Впервые с того дня… Пленяющий блеск тысяч вселенных в глубинах звёздного неба - страница 23
Кира схватилась за голову, жар прилил к щекам, она сгорала заживо, плавилась в лаве навязчивых мыслей, слёзы стекали ручьями по щекам. Голос, который она ненавидела, стремилась не слушать, давил на разум и нашептывал ей, что они не должны были возвращать к жизни того, кто не хотел возвращаться. Она очнется и будет мучиться ещё больше. Кира не хотела думать об этом, но вопрос, заданный в их последнюю встречу, всё никак не выходил из головы.
«Интересно, из этой жизни есть шанс найти выход в другую?» Эти слова вывелись на холсте её памяти нестирающимися чернилами.
«Слабачка!» – шепнул противный тембр.

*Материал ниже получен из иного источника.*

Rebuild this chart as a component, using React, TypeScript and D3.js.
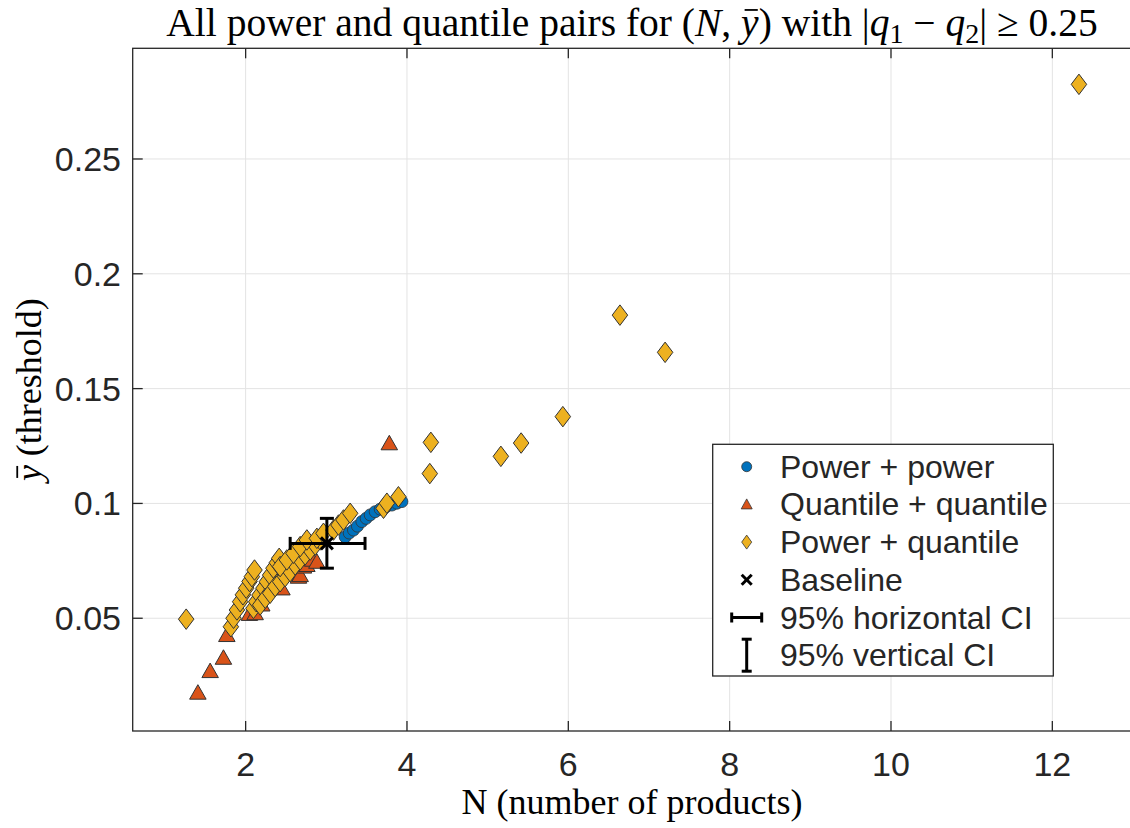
import * as d3 from "d3";
import { useLayoutEffect, useRef, useState } from "react";

// Power + power (blue circles)
const ppN = [3.234, 3.284, 3.337, 3.386, 3.441, 3.494, 3.544, 3.606, 3.668, 3.742, 3.813, 3.875, 3.937];
const ppY = [0.0854, 0.0871, 0.0884, 0.0901, 0.0921, 0.0935, 0.095, 0.0964, 0.0975, 0.0986, 0.0993, 0.1001, 0.1008];

// Quantile + quantile (red triangles)
const qqN = [1.408, 1.56, 1.725, 1.767, 2.047, 2.118, 2.2, 2.45, 2.655, 2.676, 2.717, 2.759, 2.83, 2.883, 3.781];
const qqY = [0.0176, 0.027, 0.0328, 0.0427, 0.0519, 0.0522, 0.056, 0.063, 0.0681, 0.0688, 0.0725, 0.0732, 0.0755, 0.0746, 0.1262];

// Power + quantile (yellow diamonds)
const pqN = [
  1.263,
  1.817, 1.85, 1.892, 1.932, 1.966, 2.007, 2.048, 2.077, 2.11,
  2.097, 2.131, 2.172, 2.221, 2.263, 2.304, 2.345, 2.387, 2.416,
  2.18, 2.243, 2.304, 2.366, 2.428, 2.49, 2.552, 2.614, 2.676, 2.738, 2.8, 2.862, 2.924,
  2.428, 2.511, 2.593, 2.676, 2.759, 2.883, 2.965, 3.089, 3.151, 3.213, 3.296, 3.709, 3.751,
  3.894, 4.283, 4.296, 5.164, 5.415, 5.932, 6.64, 7.2, 12.33,
];
const pqY = [
  0.0496,
  0.0463, 0.05, 0.0536, 0.0572, 0.0602, 0.0631, 0.066, 0.0681, 0.071,
  0.0543, 0.0572, 0.0601, 0.0631, 0.0659, 0.0688, 0.0718, 0.0742, 0.0761,
  0.0558, 0.0587, 0.0609, 0.0638, 0.0659, 0.0681, 0.0703, 0.0732, 0.0754, 0.0776, 0.0797, 0.0819, 0.0841,
  0.0725, 0.0754, 0.0783, 0.0812, 0.0841, 0.0848, 0.087, 0.0884, 0.0906, 0.0928, 0.0957, 0.0979, 0.1001,
  0.1029, 0.113, 0.1266, 0.1205, 0.1263, 0.1378, 0.182, 0.1658, 0.2825,
];

// Baseline and its confidence intervals
const baseN = 3.007;
const baseY = 0.0826;
const ciN = [2.552, 3.48];
const ciY = [0.0718, 0.0935];

const xTicks = [2, 4, 6, 8, 10, 12];
const yTicks = [0.05, 0.1, 0.15, 0.2, 0.25];
const yTickLabels = ["0.05", "0.1", "0.15", "0.2", "0.25"];
const legendLabels = [
  "Power + power",
  "Quantile + quantile",
  "Power + quantile",
  "Baseline",
  "95% horizontal CI",
  "95% vertical CI",
];

const W = 1130;
const H = 828;
const left = 132.7, right = 1133, top = 48.3, bottom = 731;
const axisColor = "#262626";
const sans = "'Liberation Sans', Arial, sans-serif";
const serif = "'Liberation Serif', 'Times New Roman', serif";

const blue = "#0072BD";
const red = "#D95319";
const yellow = "#EDB120";
const edge = "#333333";

const diamond = (w: number, h: number) => `M0,${-h / 2}L${w / 2},0L0,${h / 2}L${-w / 2},0Z`;
const triangle = (w: number, h: number) => `M0,${-h * 0.55}L${w / 2},${h * 0.45}L${-w / 2},${h * 0.45}Z`;

type Bar = { x1: number; x2: number; y: number } | null;

// bar over an italic "y" found at char index idx of a text element
function barOver(t: SVGTextElement | null, idx: number, fs: number): Bar {
  if (!t || idx < 0) return null;
  const e = t.getExtentOfChar(idx);
  const base = e.y + e.height * 0.8; // rough baseline
  return { x1: e.x + e.width * 0.2, x2: e.x + e.width * 0.95, y: base - fs * 0.66 };
}

export default function App() {
  const x = d3.scaleLinear().domain([0.6, 13]).range([left, right]);
  const y = d3.scaleLinear().domain([0.0009, 0.2982]).range([bottom, top]);

  const titleRef = useRef<SVGTextElement>(null);
  const ylabRef = useRef<SVGTextElement>(null);
  const [tBar, setTBar] = useState<Bar>(null);
  const [yBar, setYBar] = useState<Bar>(null);

  useLayoutEffect(() => {
    const t = titleRef.current;
    if (t) setTBar(barOver(t, (t.textContent || "").indexOf("(N, y") + 4, 39));
    setYBar(barOver(ylabRef.current, 0, 36));
  }, []);

  const legX = 712.7, legY = 444.3, legW = 340.6, legH = 231.7;
  const rowY = (i: number) => 466.7 + i * 37.7;
  const mx = 746.7;

  return (
    <svg width={W} height={H} style={{ position: "absolute", left: 0, top: 0, background: "#fff" }}>
      <rect x={0} y={0} width={W} height={H} fill="#fff" />
      {/* grid */}
      {xTicks.map((t) => (
        <line key={"gx" + t} x1={x(t)} x2={x(t)} y1={top} y2={bottom} stroke="#e3e3e3" strokeWidth={1} />
      ))}
      {yTicks.map((t) => (
        <line key={"gy" + t} x1={left} x2={right} y1={y(t)} y2={y(t)} stroke="#e3e3e3" strokeWidth={1} />
      ))}

      {/* series */}
      {ppN.map((n, i) => (
        <circle key={"pp" + i} cx={x(n)} cy={y(ppY[i])} r={6} fill={blue} stroke={edge} strokeWidth={0.8} />
      ))}
      {qqN.map((n, i) => (
        <path key={"qq" + i} d={triangle(16.5, 14.5)} transform={`translate(${x(n)},${y(qqY[i])})`} fill={red} stroke={edge} strokeWidth={1} />
      ))}
      {pqN.map((n, i) => (
        <path key={"pq" + i} d={diamond(15.5, 20.5)} transform={`translate(${x(n)},${y(pqY[i])})`} fill={yellow} stroke={edge} strokeWidth={1} />
      ))}

      {/* baseline + CIs */}
      <g stroke="#000" strokeWidth={3} fill="none">
        <line x1={x(ciN[0])} x2={x(ciN[1])} y1={y(baseY)} y2={y(baseY)} />
        <line x1={x(ciN[0])} x2={x(ciN[0])} y1={y(baseY) - 6.5} y2={y(baseY) + 6.5} />
        <line x1={x(ciN[1])} x2={x(ciN[1])} y1={y(baseY) - 6.5} y2={y(baseY) + 6.5} />
        <line x1={x(baseN)} x2={x(baseN)} y1={y(ciY[0])} y2={y(ciY[1])} />
        <line x1={x(baseN) - 7} x2={x(baseN) + 7} y1={y(ciY[0])} y2={y(ciY[0])} />
        <line x1={x(baseN) - 7} x2={x(baseN) + 7} y1={y(ciY[1])} y2={y(ciY[1])} />
        <line x1={x(baseN) - 6} x2={x(baseN) + 6} y1={y(baseY) - 6} y2={y(baseY) + 6} />
        <line x1={x(baseN) - 6} x2={x(baseN) + 6} y1={y(baseY) + 6} y2={y(baseY) - 6} />
      </g>

      {/* axes box */}
      <rect x={left} y={top} width={right - left} height={bottom - top} fill="none" stroke={axisColor} strokeWidth={1.3} />
      {xTicks.map((t) => (
        <g key={"tx" + t}>
          <line x1={x(t)} x2={x(t)} y1={bottom} y2={bottom - 10} stroke={axisColor} strokeWidth={1.3} />
          <line x1={x(t)} x2={x(t)} y1={top} y2={top + 10} stroke={axisColor} strokeWidth={1.3} />
          <text x={x(t)} y={776} textAnchor="middle" fontFamily={sans} fontSize={34} fill={axisColor}>
            {t}
          </text>
        </g>
      ))}
      {yTicks.map((t, i) => (
        <g key={"ty" + t}>
          <line x1={left} x2={left + 10} y1={y(t)} y2={y(t)} stroke={axisColor} strokeWidth={1.3} />
          <text x={121} y={y(t) + 12} textAnchor="end" fontFamily={sans} fontSize={34} fill={axisColor}>
            {yTickLabels[i]}
          </text>
        </g>
      ))}

      {/* title */}
      <text ref={titleRef} x={632} y={35.5} textAnchor="middle" fontFamily={serif} fontSize={39.5} fill="#000">
        {"All power and quantile pairs for ("}
        <tspan fontStyle="italic">N</tspan>
        {", "}
        <tspan fontStyle="italic">y</tspan>
        {") with |"}
        <tspan fontStyle="italic">q</tspan>
        <tspan dy={7} fontSize={28}>1</tspan>
        <tspan dy={-7}>{" \u2212 "}</tspan>
        <tspan fontStyle="italic">q</tspan>
        <tspan dy={7} fontSize={28}>2</tspan>
        <tspan dy={-7}>{"| \u2265 0.25"}</tspan>
      </text>
      {tBar && <line x1={tBar.x1} x2={tBar.x2} y1={tBar.y} y2={tBar.y} stroke="#000" strokeWidth={1.8} />}

      {/* x label */}
      <text x={632} y={814} textAnchor="middle" fontFamily={serif} fontSize={36} fill="#000">
        N (number of products)
      </text>

      {/* y label */}
      <g transform={`translate(41,${(top + bottom) / 2}) rotate(-90)`}>
        <text ref={ylabRef} x={0} y={0} textAnchor="middle" fontFamily={serif} fontSize={36} fill="#000">
          <tspan fontStyle="italic">y</tspan>
          {" (threshold)"}
        </text>
        {yBar && <line x1={yBar.x1} x2={yBar.x2} y1={yBar.y} y2={yBar.y} stroke="#000" strokeWidth={1.8} />}
      </g>

      {/* legend */}
      <rect x={legX} y={legY} width={legW} height={legH} fill="#fff" stroke={axisColor} strokeWidth={1.3} />
      <circle cx={mx} cy={rowY(0)} r={5} fill={blue} stroke={edge} strokeWidth={0.8} />
      <path d={triangle(11, 10)} transform={`translate(${mx},${rowY(1)})`} fill={red} stroke={edge} strokeWidth={0.8} />
      <path d={diamond(10, 14)} transform={`translate(${mx},${rowY(2)})`} fill={yellow} stroke={edge} strokeWidth={0.8} />
      <g stroke="#000" strokeWidth={3}>
        <line x1={mx - 5} x2={mx + 5} y1={rowY(3) - 5} y2={rowY(3) + 5} />
        <line x1={mx - 5} x2={mx + 5} y1={rowY(3) + 5} y2={rowY(3) - 5} />
        <line x1={mx - 15} x2={mx + 15} y1={rowY(4)} y2={rowY(4)} />
        <line x1={mx - 15} x2={mx - 15} y1={rowY(4) - 5} y2={rowY(4) + 5} />
        <line x1={mx + 15} x2={mx + 15} y1={rowY(4) - 5} y2={rowY(4) + 5} />
        <line x1={mx} x2={mx} y1={rowY(5) - 16} y2={rowY(5) + 16} />
        <line x1={mx - 5} x2={mx + 5} y1={rowY(5) - 16} y2={rowY(5) - 16} />
        <line x1={mx - 5} x2={mx + 5} y1={rowY(5) + 16} y2={rowY(5) + 16} />
      </g>
      {legendLabels.map((l, i) => (
        <text key={l} x={780} y={rowY(i) + 11} fontFamily={sans} fontSize={32} fill={axisColor}>
          {l}
        </text>
      ))}
    </svg>
  );
}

Весь воскресный вечер она потратила на битву с чувством приближающейся беды, пока не измотала себя в сражении настолько, что вырубилась прямо на подоконнике. Не попыталась принять очевидное, не попыталась побеспокоиться. Люди так часто избегают предчувствия, а потом вязнут в последствиях своей трусости. Обычно она не была такой инфантильной: ни в учёбе, ни в семейной жизни. Просто к шестнадцати годам все близкие люди ассоциировались лишь с одним словом – опека. Ей не хотелось брать ответственность за кого-то ещё. Пусть этот человек и выглядел самым привлекательным в толпе, он был слишком нестандартным и достаточно эмоциональным, чтобы влезть в какую-то беду. Например, в неудачную попытку суицида. Сколько-то тиков стрелки назад двери операционной разъехались в пятый раз за полчаса. Кира вскочила. Хирург вышел последним. Её удалось спасти.
***
За окном висела всё та же овальная луна, за сегодняшнюю ночь увидевшая слишком много страданий. Усталость брала своё, и картинка перед глазами всё больше походила на рисунок красками. Чёрный квадрат окна с белым пятном, зелёный силуэт фикуса на подоконнике, свет лампы блестящей каёмкой по краям зрения. Усталость глушила голоса за дверью, сглаживала крики, превращала гул пациентов в фоновый шум. Линия пульса на экране бежала рваными отрезками. Потом стала расплываться и превратилась в многократно отражающиеся волны. Пиканье аппарата заменил мягкий, непрерывный стук капель, падающих в омут сна. Усталость сомкнула перед рисунком чёрный занавес.
Когда Кира открыла глаза, в палате ничего не изменилось. Снаружи звуки притихли, за окном луна ушла, и небо выцвело с чернильного до мутно-серого, на стене стрелка часов переместилась на одиннадцать утра, где-то в школе начались уроки, а в пустой комнате их дома в одиночестве бродила Дина. Кире пришлось оставить её одну, и в будущем она будет винить их с Никой за то, что они не смогли позаботиться о ребёнке, но в прошлом… В прошлом это не имело значения. Как и теперь не имел значения весь этот сторонний пейзаж. По-настоящему замечала она только острые углы пульса на мониторе, запотевшую маску для искусственного дыхания поверх знакомого лица и звук работы аппарата. Он должен был успокаивать, но напрягал, потому что Кира нервически ждала изменения в ритме каждую секунду. Что-то глубоко в системе организма неожиданно собьётся с ритма, что-то пойдёт не так, и прибор запищит на всю комнату, в палату сбегутся врачи, начнутся отчаянные попытки спасения, шум, крик, суета. На опыте фильмов она знала, что ни к какому счастливому исходу такие повороты сюжета не приводят.
Её собственное сердце билось, как бешеное, в камере грудной клетки. В конце концов, от Киры не осталось ничего: тяжесть вины придавила её к земле, страх съел органы чувств. Она не видела ничего, кроме больной, не ощущала ничего, кроме запаха спирта и твёрдого сиденья стула, не слышала ничего, кроме стука двух сердец.